Клопштоковский Адрамелех возбуждает в нас ощущение, в котором удивление смешивается с отвращением. С ужасом и изумлением следим мы по беспредельному хаосу за Мильтоновским Сатаной. Медея древних трагедий, при всех своих злодеяниях, все-таки великая, достойная изумления женщина. Читатель столько же восторгается Шекспировским Ричардом, сколько возненавидел бы его, если бы столкнулся с ним в жизни. Если я задался мыслью представить человека во всей его полноте, то должен указывать и на хорошие его стороны, которых не лишен и самый отъявленный злодей. Предостерегая против тигра, я не смею обойти молчанием красоту его блестящей пестрой шкуры, иначе в тигре не узнают тигра. Во всяком случае, не может быть предметом искусства человек, который есть одно зло: он не привлечет к себе внимания читателя, в нем будет только сила отталкивающая. Непрочтенными останутся его речи. Душа человеческая так же неохотно выносит постоянную нравственную дисгармонию, как ухо скрип железа по стеклу.

Потому-то я сам не посоветовал бы ставить пьесу на сцену. От обоих, и автора, и его читателя, требуется известный запас нравственной силы: от первого — чтобы он не украшал порока, от второго — чтобы он не полюбил его, подкупленный только одной блестящей его стороной. По-моему, пусть решает кто-нибудь третий — но на своих читателей я не могу вполне положиться. Толпа, под которой я разумею не только тех, что метут улицы, толпа (между нами будь сказано) слишком широко разрослась и, к несчастью, дает тон. Она слишком близорука, чтобы постигнуть самую сущность моего произведения: слишком скудна духом, чтобы понять то, что в нем есть великого, слишком злобна, чтобы захотеть узнать, что в нем есть доброго. Я боюсь, что она не даст осуществиться моим намерениям, быть может, даже захочет найти в моем произведении апологию порока, который я стараюсь ниспровергнуть, и за собственную непонятливость заставит поплатиться бедного автора, который может рассчитывать на все, кроме справедливости.

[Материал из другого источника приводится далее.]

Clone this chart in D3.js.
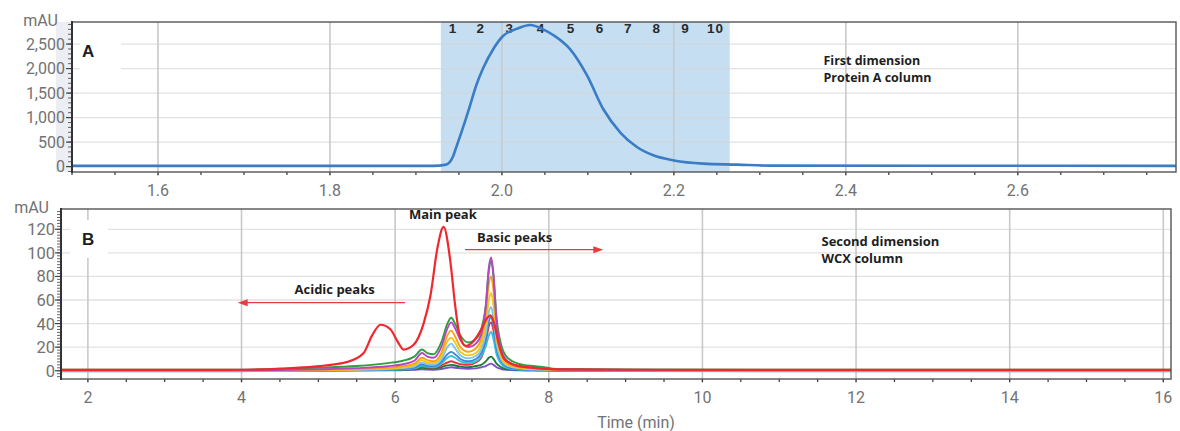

Вечное «Da-Capo» случается с историею об Абдере и Демокрите, и нашим добрым Гиппократам пришлось бы истощить целые плантации чемерицы, если бы они захотели помочь злу целебным снадобьем. Сколько ни станут друзья правды, и с церковной кафедры, и с театральных подмосток, поучать своих сограждан — толпа все-таки останется толпой, если бы даже солнце и луна изменили свое течение и небо с землей износилось бы, как какое-нибудь платье. Быть может, мне следовало бы, из снисхождения к слабосердечным, быть несколько менее верным природе; но-если всем нам знакомый муж и из жемчуга старается извлечь навоз, если случается, что в огне сгорают и в воде топятся, то следует ли из того, что жемчуг, огонь и вода должны быть конфискованы?

Замечательная развязка моего произведения дает мне право отвести ему место в ряду так-называемых нравственных книг. Порок получает должное воздаяние; заблудший вступает вновь на путь закона; добродетель остается победительницею. Кто хотя настолько поступит со мною справедливо, что прочтет всю мою книгу и захочет понять меня, тот — смею ожидать — если и не станет восхищаться мной, как писателем, то глубоко будет уважать во мне честного человека.

Автор.1781.

Примечания

7

Эпиграф — Quao medicamenta non sanant, ferrum eanat, quae ferrum non sanat ignis sanat — в оригинале поставлен не перед предисловием (стр. 187), но перед всей драмой. Значение его: «где беспомощны лекарства, там помогает железо, где беспомощно железо, там помогает огонь».

Афоризмы Гиппократа (Sectio VIII, 6), откуда взято это изречение, продолжают: «quae vero ignis non sanat, еа insanapiha existimare oportet» (чего и огонь не врачует, то должно считать неизлечимым).

На заглавном листе первых изданий драмы имеется еще надпись In Tirannos (против тираннов). См. в биографии рис. на стр. XXII.